*What the task requires*.
Print the listing from its top line through the line containing "ax.set_ylim(0, 2)", nothing more, and leave out the pictures.

*Data segment*.

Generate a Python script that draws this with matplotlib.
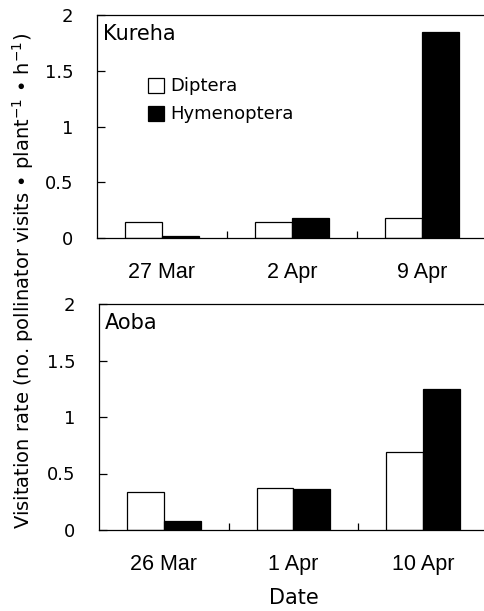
import numpy as np
import matplotlib
matplotlib.use("Agg")
import matplotlib.pyplot as plt
from matplotlib.patches import Patch

# values
kureha_dates = ["27 Mar", "2 Apr", "9 Apr"]
kureha_diptera = [0.146, 0.14, 0.18]
kureha_hymenoptera = [0.015, 0.18, 1.85]

aoba_dates = ["26 Mar", "1 Apr", "10 Apr"]
aoba_diptera = [0.335, 0.37, 0.69]
aoba_hymenoptera = [0.083, 0.365, 1.25]

y_ticks = [0, 0.5, 1, 1.5, 2]
y_ticklabels = ["0", "0.5", "1", "1.5", "2"]

TICK_FONT = ["Liberation Sans", "DejaVu Sans"]
TEXT_FONT = ["DejaVu Sans"]

fig = plt.figure(figsize=(4.85, 6.11), dpi=100)
ax1 = fig.add_axes([97 / 485, (611 - 238) / 611, 390 / 485, 223 / 611])
ax2 = fig.add_axes([99 / 485, (611 - 530) / 611, 389 / 485, 226 / 611])

bar_w = 0.285


def draw_panel(ax, dates, dip, hym, site):
    x = np.arange(len(dates)) + 0.5
    ax.bar(x - bar_w / 2, dip, bar_w, color="white", edgecolor="black", linewidth=0.9)
    ax.bar(x + bar_w / 2, hym, bar_w, color="black", edgecolor="black", linewidth=0.9)
    ax.set_xlim(0, len(dates))
    ax.set_ylim(0, 2)

    ax.set_xticks([1, 2])
    ax.set_xticklabels([])
    ax.set_xticks(x, minor=True)
    ax.set_xticklabels(dates, minor=True, fontsize=15.5, family=TICK_FONT)
    ax.tick_params(axis="x", which="major", direction="in", length=5, width=0.9)
    ax.tick_params(axis="x", which="minor", length=0, pad=17)

    ax.set_yticks(y_ticks)
    ax.set_yticklabels(y_ticklabels, fontsize=13, family=TEXT_FONT)
    ax.tick_params(axis="y", direction="in", length=6, width=0.9, pad=17)

    for s in ["left", "top", "bottom"]:
        ax.spines[s].set_linewidth(0.9)
    ax.spines["right"].set_visible(False)

    ax.text(0.015, 0.96, site, transform=ax.transAxes, ha="left", va="top",
            fontsize=15, family=TEXT_FONT)


draw_panel(ax1, kureha_dates, kureha_diptera, kureha_hymenoptera, "Kureha")
draw_panel(ax2, aoba_dates, aoba_diptera, aoba_hymenoptera, "Aoba")

handles = [Patch(facecolor="white", edgecolor="black", linewidth=0.9, label="Diptera"),
           Patch(facecolor="black", edgecolor="black", linewidth=0.9, label="Hymenoptera")]
ax1.legend(handles=handles, loc="upper left", bbox_to_anchor=(0.13, 0.72), frameon=False,
           handlelength=0.9, handleheight=0.9, handletextpad=0.35, labelspacing=0.55,
           borderaxespad=0, borderpad=0, prop={"family": TEXT_FONT, "size": 13})

ax2.set_xlabel("Date", fontsize=15, family=TEXT_FONT, labelpad=10)

fig.text(0.047, 0.54, r"Visitation rate (no. pollinator visits • plant$^{-1}$ • h$^{-1}$)",
         rotation=90, ha="center", va="center", fontsize=14, family=TEXT_FONT)

fig.savefig("out.png", dpi=100)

*Output*.
Generate a Python script that draws this with matplotlib.
import numpy as np
import matplotlib
matplotlib.use("Agg")
import matplotlib.pyplot as plt
from matplotlib.patches import Patch

# values
kureha_dates = ["27 Mar", "2 Apr", "9 Apr"]
kureha_diptera = [0.146, 0.14, 0.18]
kureha_hymenoptera = [0.015, 0.18, 1.85]

aoba_dates = ["26 Mar", "1 Apr", "10 Apr"]
aoba_diptera = [0.335, 0.37, 0.69]
aoba_hymenoptera = [0.083, 0.365, 1.25]

y_ticks = [0, 0.5, 1, 1.5, 2]
y_ticklabels = ["0", "0.5", "1", "1.5", "2"]

TICK_FONT = ["Liberation Sans", "DejaVu Sans"]
TEXT_FONT = ["DejaVu Sans"]

fig = plt.figure(figsize=(4.85, 6.11), dpi=100)
ax1 = fig.add_axes([97 / 485, (611 - 238) / 611, 390 / 485, 223 / 611])
ax2 = fig.add_axes([99 / 485, (611 - 530) / 611, 389 / 485, 226 / 611])

bar_w = 0.285


def draw_panel(ax, dates, dip, hym, site):
    x = np.arange(len(dates)) + 0.5
    ax.bar(x - bar_w / 2, dip, bar_w, color="white", edgecolor="black", linewidth=0.9)
    ax.bar(x + bar_w / 2, hym, bar_w, color="black", edgecolor="black", linewidth=0.9)
    ax.set_xlim(0, len(dates))
    ax.set_ylim(0, 2)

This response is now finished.